To add, in an earlier conversation with a reputed head of a global consultancy, I was told, “…if you shed complexity, what will you charge the clients for? There is a need to preserve complexity or even create an illusion of one that the consultants can then show they are solving. Profits come from that…” The archaic lens needs to be pulled off. Yes, the world is a complex place, things get more complex every day, but adding to that complexity and making a buck off it seems something that David firms can look down upon and, eventually, do away with. Perhaps, that is where they could lay the foundation of the so-called ‘new age world ethos’.
Ending it with Russia
To end the piece, let’s see what’s happening with the Big 4 in Russia.
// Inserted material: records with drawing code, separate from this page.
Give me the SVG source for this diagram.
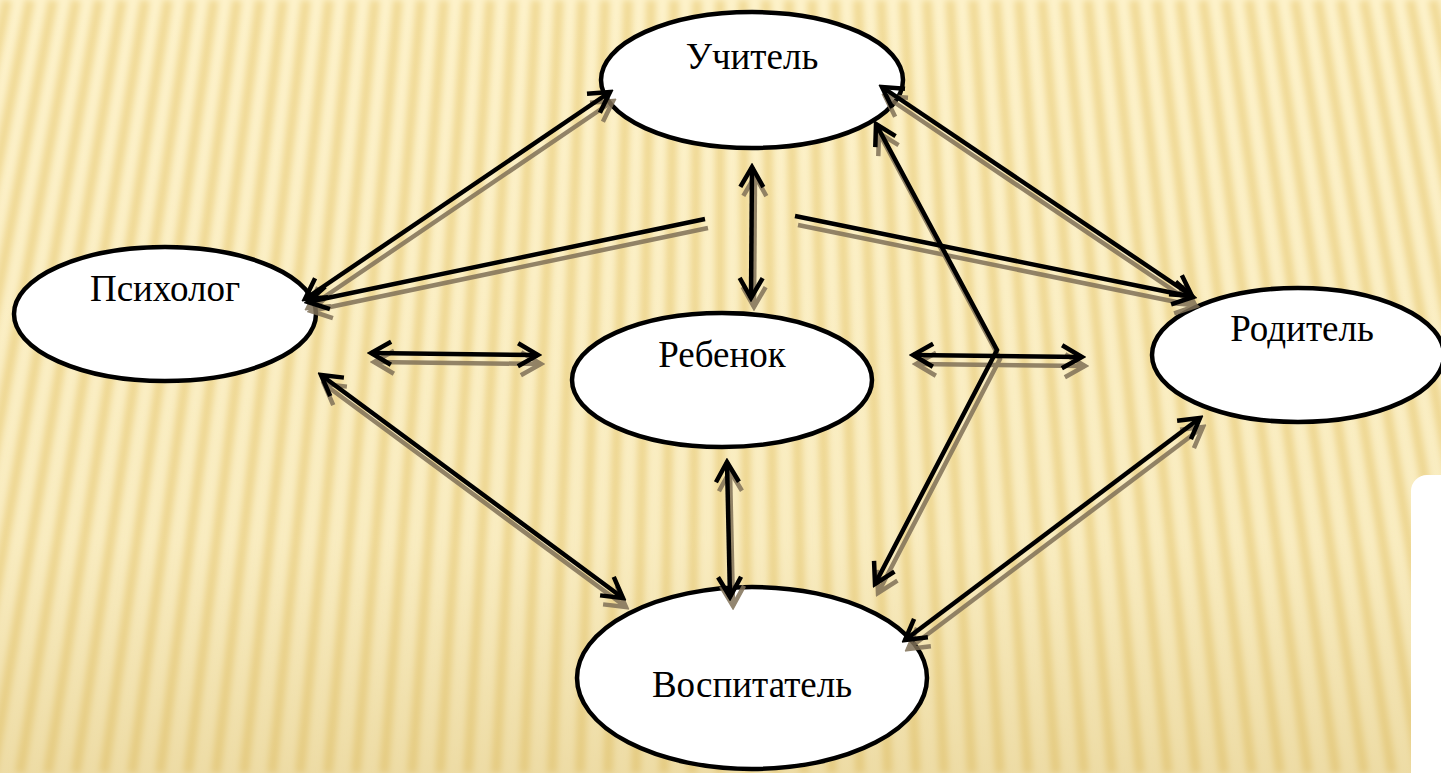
<svg xmlns="http://www.w3.org/2000/svg" xmlns:xlink="http://www.w3.org/1999/xlink" width="1441" height="773" viewBox="0 0 1441 773">
<style>
.node ellipse{fill:#fff;stroke:#000;stroke-width:4.5}
.node text{font-family:"Liberation Serif","Times New Roman",serif;font-size:37px;fill:#000;text-anchor:middle}
.conn path{fill:none;stroke:#000;stroke-width:4.5}
</style>
<defs>
<marker id="ah" viewBox="-26 -15 30 30" refX="0" refY="0" markerWidth="30" markerHeight="30" markerUnits="userSpaceOnUse" orient="auto-start-reverse">
<path d="M-20,-11.5 L0,0 L-20,11.5" fill="none" stroke="#000" stroke-width="4.5"/>
</marker>
<filter id="blur" x="-5%" y="-5%" width="110%" height="110%"><feGaussianBlur stdDeviation="3"/></filter>
<filter id="sh" filterUnits="userSpaceOnUse" x="-50" y="-50" width="1600" height="900" color-interpolation-filters="sRGB">
<feColorMatrix type="matrix" values="0 0 0 0 0.5  0 0 0 0 0.44  0 0 0 0 0.34  0 0 0 0.85 0"/>
</filter>
<linearGradient id="bot" x1="0" y1="0" x2="0" y2="1">
<stop offset="0" stop-color="#c9a84f" stop-opacity="0"/>
<stop offset="0.7" stop-color="#c9a84f" stop-opacity="0.08"/>
<stop offset="1" stop-color="#c9a84f" stop-opacity="0.3"/>
</linearGradient>
</defs>
<g id="background">
<rect width="1441" height="773" fill="#fdf2ca"/>
<path filter="url(#blur)" stroke="#f1da96" stroke-width="10" fill="none" d="M-16 0L-176 773M7 0L-148 773M30 0L-120 773M53 0L-92 773M76 0L-64 773M99 0L-36 773M122 0L-8 773M145 0L20 773M168 0L48 773M191 0L76 773M214 0L104 773M237 0L132 773M260 0L160 773M283 0L188 773M306 0L216 773M329 0L244 773M352 0L272 773M375 0L300 773M398 0L328 773M421 0L356 773M444 0L384 773M467 0L412 773M490 0L440 773M513 0L468 773M536 0L496 773M559 0L524 773M582 0L552 773M605 0L580 773M628 0L608 773M651 0L636 773M674 0L664 773M697 0L692 773M720 0L720 773M743 0L748 773M766 0L776 773M789 0L804 773M812 0L832 773M835 0L860 773M858 0L888 773M881 0L916 773M904 0L944 773M927 0L972 773M950 0L1000 773M973 0L1028 773M996 0L1056 773M1019 0L1084 773M1042 0L1112 773M1065 0L1140 773M1088 0L1168 773M1111 0L1196 773M1134 0L1224 773M1157 0L1252 773M1180 0L1280 773M1203 0L1308 773M1226 0L1336 773M1249 0L1364 773M1272 0L1392 773M1295 0L1420 773M1318 0L1448 773M1341 0L1476 773M1364 0L1504 773M1387 0L1532 773M1410 0L1560 773M1433 0L1588 773M1456 0L1616 773"/>
<rect width="1441" height="773" fill="url(#bot)"/>
<rect x="1411" y="475" width="50" height="320" rx="16" fill="#fff"/>
</g>
<g id="nodes">
<g id="uchitel" class="node"><ellipse cx="752" cy="80" rx="151" ry="68"/><text x="752" y="69">Учитель</text></g>
<g id="psiholog" class="node"><ellipse cx="165" cy="314" rx="151" ry="67"/><text x="165" y="301">Психолог</text></g>
<g id="rebenok" class="node"><ellipse cx="722" cy="380" rx="150" ry="67"/><text x="722" y="367">Ребенок</text></g>
<g id="roditel" class="node"><ellipse cx="1298" cy="355" rx="146" ry="67"/><text x="1302" y="341">Родитель</text></g>
<g id="vospitatel" class="node"><ellipse cx="752" cy="678" rx="175" ry="91"/><text x="752" y="697">Воспитатель</text></g>
</g>
<use xlink:href="#connectors" href="#connectors" transform="translate(3,9)" filter="url(#sh)"/>
<g id="connectors" class="conn">
<path d="M305,299 L610,92" marker-start="url(#ah)" marker-end="url(#ah)"/>
<path d="M705,219 L308,302" marker-end="url(#ah)"/>
<path d="M795,216 L1193,297" marker-end="url(#ah)"/>
<path d="M882,87 L1192,296" marker-start="url(#ah)" marker-end="url(#ah)"/>
<path d="M876,124 L997,350 L875,584" marker-start="url(#ah)" marker-end="url(#ah)"/>
<path d="M752,167 L751,298" marker-start="url(#ah)" marker-end="url(#ah)"/>
<path d="M371,353 L538,355" marker-start="url(#ah)" marker-end="url(#ah)"/>
<path d="M913,355 L1082,357" marker-start="url(#ah)" marker-end="url(#ah)"/>
<path d="M321,375 L623,598" marker-start="url(#ah)" marker-end="url(#ah)"/>
<path d="M727,462 L730,597" marker-start="url(#ah)" marker-end="url(#ah)"/>
<path d="M905,640 L1200,418" marker-start="url(#ah)" marker-end="url(#ah)"/>
</g>
</svg>
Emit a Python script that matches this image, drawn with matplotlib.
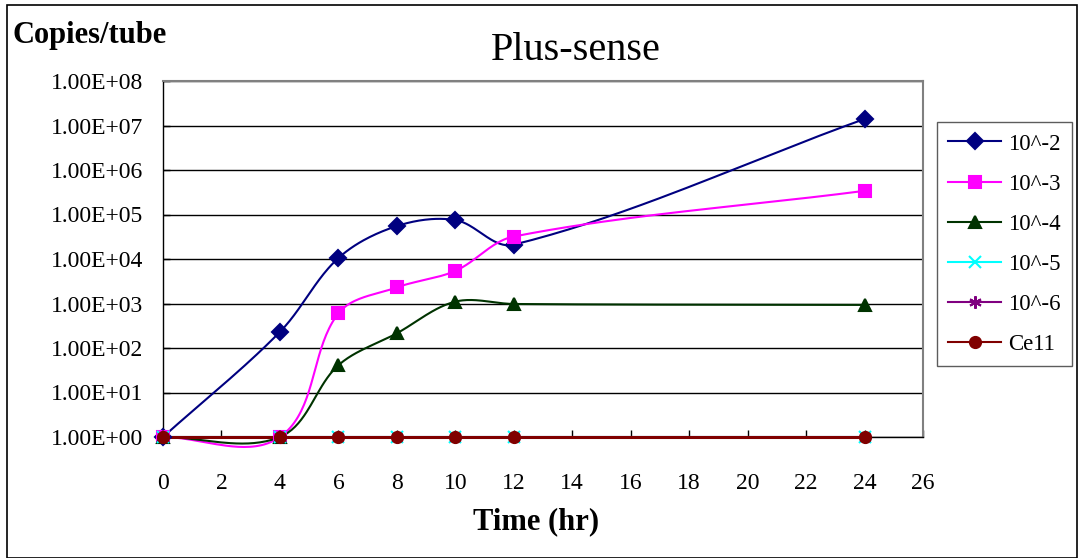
import numpy as np
import matplotlib
matplotlib.use("Agg")
import matplotlib.pyplot as plt
from matplotlib.patches import Rectangle

plt.rcParams['font.family'] = ['Liberation Serif', 'DejaVu Serif']

# hours after infection
hours = [0, 4, 6, 8, 10, 12, 24]

# copies per tube for each dilution
d2 = [1, 230, 1.05e4, 5.5e4, 7.5e4, 2.1e4, 1.4e7]
d3 = [1, 1, 600, 2300, 5400, 3.2e4, 3.4e5]
d4 = [1, 1, 41, 214, 1100, 975, 930]
d5 = [1, 1, 1, 1, 1, 1, 1]
d6 = [1, 1, 1, 1, 1, 1, 1]
cell = [1, 1, 1, 1, 1, 1, 1]

labels = ['10^-2', '10^-3', '10^-4', '10^-5', '10^-6', 'Ce11']
colors = ['#000080', '#FF00FF', '#003300', '#00FFFF', '#800080', '#800000']
markers = ['D', 's', '^', 'x', (6, 2, 0), 'o']
sizes = [8, 8, 9, 8, 9, 8]
series = [d2, d3, d4, d5, d6, cell]


def smooth(x, y, sx=29.2, sy=44.5, n=40):
    # excel-like smoothed line: bezier, tangent from neighbours,
    # control arm = a third of the segment length
    px = np.asarray(x, float) * sx
    py = np.log10(np.asarray(y, float)) * sy
    P = np.column_stack([px, py])
    k = len(P)
    T = np.zeros_like(P)
    for i in range(k):
        d = P[min(i + 1, k - 1)] - P[max(i - 1, 0)]
        T[i] = d / np.hypot(*d)
    out = []
    for i in range(k - 1):
        L = np.hypot(*(P[i + 1] - P[i]))
        c1 = P[i] + T[i] * L / 3
        c2 = P[i + 1] - T[i + 1] * L / 3
        t = np.linspace(0, 1, n)[:, None]
        seg = ((1 - t) ** 3 * P[i] + 3 * (1 - t) ** 2 * t * c1
               + 3 * (1 - t) * t ** 2 * c2 + t ** 3 * P[i + 1])
        out.append(seg if i == 0 else seg[1:])
    out = np.vstack(out)
    return out[:, 0] / sx, 10 ** (out[:, 1] / sy)


fig = plt.figure(figsize=(10.8, 5.58), dpi=100)
ax = fig.add_axes([163 / 1080, 1 - 437 / 558, 760 / 1080, 356 / 558])

for ys, lab, c, m, ms in zip(series, labels, colors, markers, sizes):
    sxs, sys_ = smooth(hours, ys)
    lw = 2.2 if lab == 'Ce11' else 1.5
    ax.plot(sxs, sys_, color=c, lw=lw, clip_on=False, zorder=3)
    ax.plot(hours, ys, ls='none', marker=m, ms=ms, color=c, mec=c,
            mew=1.5, clip_on=False, zorder=4)
    ax.plot([], [], color=c, lw=1.5, marker=m, ms=ms, mew=1.5, label=lab)

ax.set_yscale('log')
ax.set_ylim(1, 1e8)
ax.set_xlim(0, 26)
ax.set_xticks(range(0, 27, 2))
ax.set_yticks([10.0 ** k for k in range(9)])
ax.set_yticklabels(['1.00E+%02d' % k for k in range(9)])
ax.minorticks_off()
ax.tick_params(axis='both', direction='in', length=5, width=1, labelsize=17,
               colors='black')
ax.tick_params(axis='x', pad=26)
ax.tick_params(axis='y', pad=14)
ax.grid(axis='y', color='black', lw=1)
ax.set_axisbelow(True)
for s in ['top', 'right']:
    ax.spines[s].set_color('#808080')
    ax.spines[s].set_linewidth(1.5)
for s in ['left', 'bottom']:
    ax.spines[s].set_color('black')
    ax.spines[s].set_linewidth(1)

fig.text(576 / 1080, 1 - 50 / 558, 'Plus-sense', fontsize=29,
         ha='center', va='center')
fig.text(12 / 1080, 1 - 35 / 558, 'Copies/tube', fontsize=22,
         fontweight='bold', ha='left', va='center')
fig.text(536 / 1080, 1 - 522 / 558, 'Time (hr)', fontsize=22,
         fontweight='bold', ha='center', va='center')

leg = fig.legend(loc='upper left', bbox_to_anchor=(937 / 1080, 1 - 122 / 558),
                 borderaxespad=0, fontsize=16.5, frameon=True, fancybox=False,
                 handlelength=2.3, labelspacing=0.83, borderpad=0.5,
                 handletextpad=0.3)
leg.get_frame().set_edgecolor('#333333')
leg.get_frame().set_linewidth(1)

fig.patches.append(Rectangle((7 / 1080, 0), 1070 / 1080, 1 - 5 / 558,
                             transform=fig.transFigure, fill=False,
                             edgecolor='black', lw=1.2))

fig.savefig('out.png', dpi=100)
With a spate of exits of Western organizations, the Big 4 are on the move, too. Three of the Big 4’s Russian arms have been rebranded. PwC has become Technologies of Trust. Deloitte has become Business Solutions and Technologies and EY is now Audit Technologies and Solutions Centre.
We do not get to see a Monday but we do see descriptive and non-imaginative names. It’s like ‘what you see is what you get’. And what’s interesting is that one sees ‘technology’ as a common recurrence among the names. Well, business and technology are inseparable, and the new names are just a reflection of that.
To sum up, plainly put, Deloitte, EY, PwC, and KPMG – the Big 4 – are businesses in the professional services space. But seeing them comparatively reveals interesting insights, especially for newer firms. Also, there’s a glimpse of their narratives turning human and creative – as B2B businesses worldwide are being goaded to become ‘unboring’. Most importantly, there is an opportunity to be single-minded and simple-minded when it comes to new firms defining and distinguishing themselves.